I motor on along the well-signed Elgar Route, past houses
that he and his wife rented, and schools where he taught
music, past the homes of friends who were portrayed in his
Enigma Variations, through the elegant Georgian streets of
Great Malvern to the commons, meadows and lanes where he
loved to bicycle.
Elgar was born in 1857, in a modest red-brick house at
Lower Broadheath. When he was two, the family moved to
Worcester, three miles away, but Elgar remained attached to
this rural cottage with its views of the Malvern hills, and
on being created a baronet, chose the title of Sir Edward
Elgar of Broadheath. The cottage still backs on to fields,
but, today, with a new building next door, it houses the
official Elgar Birthplace Museum. I don headphones again to
listen to the audio-guide, which weaves excerpts of Elgar’s
music between stories of how, as a child, he taught himself
to play the instruments in his father’s music shop, and how,
as an adult, he struggled for recognition. As I buy a video
of Ken Russell’s film, Elgar’s face looks out from my
twenty-pound note, with Worcester cathedral beside him.

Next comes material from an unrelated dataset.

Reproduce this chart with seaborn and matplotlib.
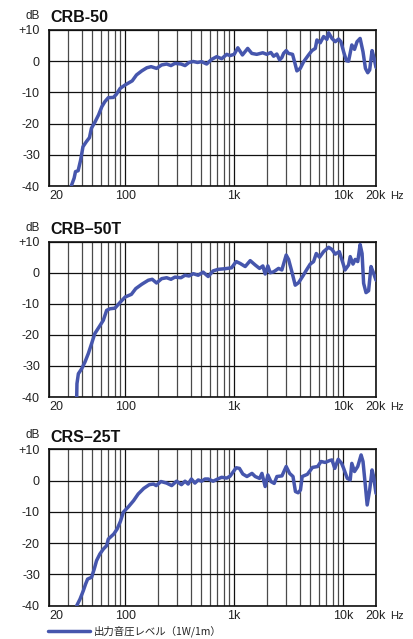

On my way home, I stop the car and get out. Across the
dead-flat countryside, the Malvern hills tower like a giant
wall along the horizon - a massive ridge rising almost
vertically out of the plain, with a sprinkle of whitewashed
houses along its lower slopes. Dark clouds scud overhead,
making the wooded hillsides and bald peaks glow and then
blacken. As Elgar’s poignant and beautiful Salut d’Amour
plays from the car, the clouds move and the Beacon is once
again resplendent in golden sunshine.